しかも長期的にはArmからRISC-Vに乗り換える可能性

アップル、Armに44円/台しかライセンス料を支払わず? 孫正義氏も値上げ交渉失敗か

Image:Ascannio/Shutterstock.com

日本のソフトバンク・グループは、米シェアハウス大手ウィーワークの破綻で巨額の損失を出しているが、その一方で子会社である英Armホールディングスの株式再上場が大きな注目を集めた。そしてArmは、アップルとiPhoneやMacに搭載するチップの基礎技術につきライセンス契約を締結しており、巨額の収入を得ていると見られていた。

だが、Armがアップルから得ているライセンス料は売上高の5%未満であり、1台あたり0.3ドル(約44円)以下だとニュースメディアThe Informationが報じている。

同誌の記事によると、アップルからの収入は上位2社であるクアルコムとMediaTekの約半分に過ぎないという。

iPhone 15 Proモデルに搭載されたA17 Proチップは、製造コストが130ドルと見積もられている。昨年のA16より27%上昇してはいるが、その一方でクアルコムのSnapdragon 8 Gen 2、すなわち昨年のAndroid向けハイエンドチップは160ドルに上るとの証言もある。

クアルコム製チップは他社に販売するため利益を上乗せされるのに対し、アップルは自社製品に載せるのみのため単純な比較はできない。だが、A17 Proは他社より高度(よってコストの高い)な3nmプロセスで製造されていることから、Armに支払うライセンス料が安く抑えられているとすれば辻褄はあう。

そこでソフトバンクGの孫正義会長兼社長は、アップルにライセンス料の増額を迫ったものの、交渉に失敗したという。

ある時、孫氏はアップルのティム・クックCEOに電話をかけ、Armが主要なスマートフォンやチップの顧客すべてにライセンス料を値上げすると伝えたとのこと。しかし、クック氏のチームは上司にArmとの契約が2028年まで有効であり、料金を値上げすることはできないと保証。結局、孫氏は引き下がったという。

それ以降もArmはアップルとの交渉を何度も重ねているが、支払い条件は守られたままだと事情に詳しい匿名筋は語っている。
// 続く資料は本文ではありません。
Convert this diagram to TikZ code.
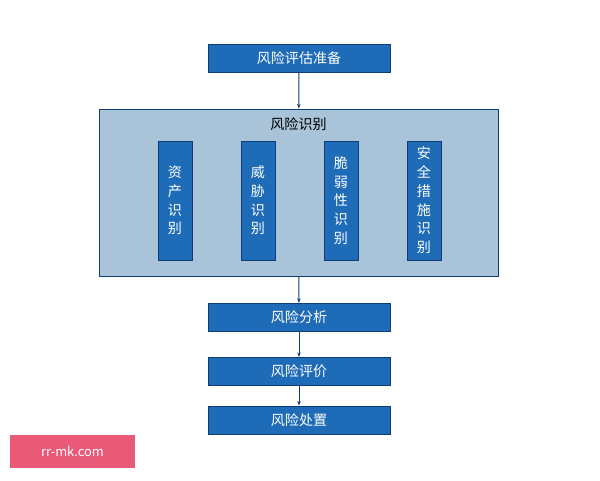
\documentclass[tikz,border=0pt]{standalone}
\usepackage{fontspec}
\setmainfont{Noto Sans CJK SC}
\usetikzlibrary{arrows.meta}
\definecolor{boxblue}{HTML}{1E6BB8}
\definecolor{edgeblue}{HTML}{0F3D73}
\definecolor{paneblue}{HTML}{A9C4D8}
\definecolor{markpink}{HTML}{E85A78}
\tikzset{
    stepbox/.style={draw=edgeblue, fill=boxblue, text=white, line width=0.8pt,
        minimum width=5.46cm, minimum height=0.84cm, inner sep=0pt, font=\fontsize{12}{14}\selectfont},
    subbox/.style={draw=edgeblue, fill=boxblue, text=white, line width=0.8pt,
        minimum width=1.02cm, minimum height=3.57cm, inner sep=0pt, align=center,
        font=\fontsize{12}{16}\selectfont},
    flow/.style={draw=edgeblue, line width=0.8pt, -{Stealth[length=4pt]}},
}
\begin{document}
\begin{tikzpicture}[x=0.03cm, y=-0.03cm]
    \useasboundingbox[fill=white] (0,0) rectangle (600,480);
    \node[stepbox] (prep) at (299, 58) {风险评估准备};
    \node[draw=edgeblue, fill=paneblue, line width=0.8pt, minimum width=11.97cm,
        minimum height=5.01cm, inner sep=0pt] (ident) at (298.5, 192.5) {};
    \node[font=\fontsize{12}{14}\selectfont] (identtitle) at (298.5, 124) {风险识别};
    \node[subbox] (asset) at (175, 200.5) {资\\产\\识\\别};
    \node[subbox] (threat) at (258, 200.5) {威\\胁\\识\\别};
    \node[subbox] (vuln) at (341, 200.5) {脆\\弱\\性\\识\\别};
    \node[subbox] (ctrl) at (424, 200.5) {安\\全\\措\\施\\识\\别};
    \node[stepbox] (anal) at (299, 317.5) {风险分析};
    \node[stepbox] (eval) at (299, 371.5) {风险评价};
    \node[stepbox] (treat) at (299, 420) {风险处置};
    \draw[flow] (prep) -- (ident);
    \draw[flow] (ident) -- (anal);
    \draw[flow] (anal) -- (eval);
    \draw[flow] (eval) -- (treat);
    % watermark
    \node[fill=markpink, text=white, minimum width=3.75cm, minimum height=0.99cm,
        inner sep=0pt, font=\fontsize{11}{13}\selectfont] (mark) at (72.5, 451.5) {rr-mk.com};
\end{tikzpicture}
\end{document}
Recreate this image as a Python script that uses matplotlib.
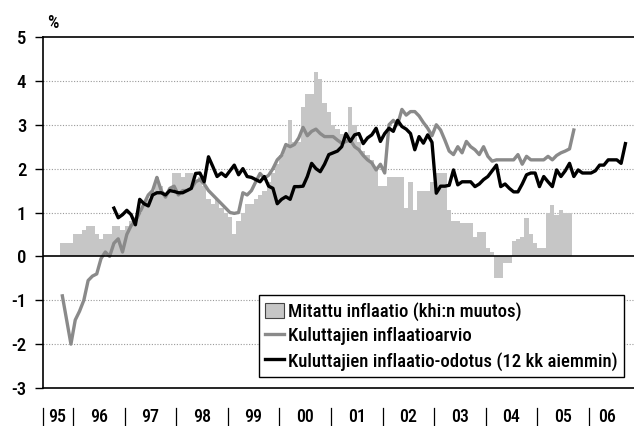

今年9月に明らかになった「長期契約」は2040年を超えると報じられていたが、契約条件は変えられなかったのかもしれない。

さらにThe Informationは、アップルが「Arm後」の展開も考えていると述べている。すなわち「自社のデバイス用チップに競合技術を採用する可能性を、長期的に探っている」とのことだ。

これはおそらく、ライセンスフリーのRISC-V技術を指していると思われる。数年前にも、アップルがRISC-Vのプログラマーを募集する求人情報を出していたことがある。

もっとも、ArmアーキテクチャからRISC-Vへの移行は、今後何年もかかることだろう。Armや孫氏にとっては、うま味の薄い契約が当分は続きそうではある。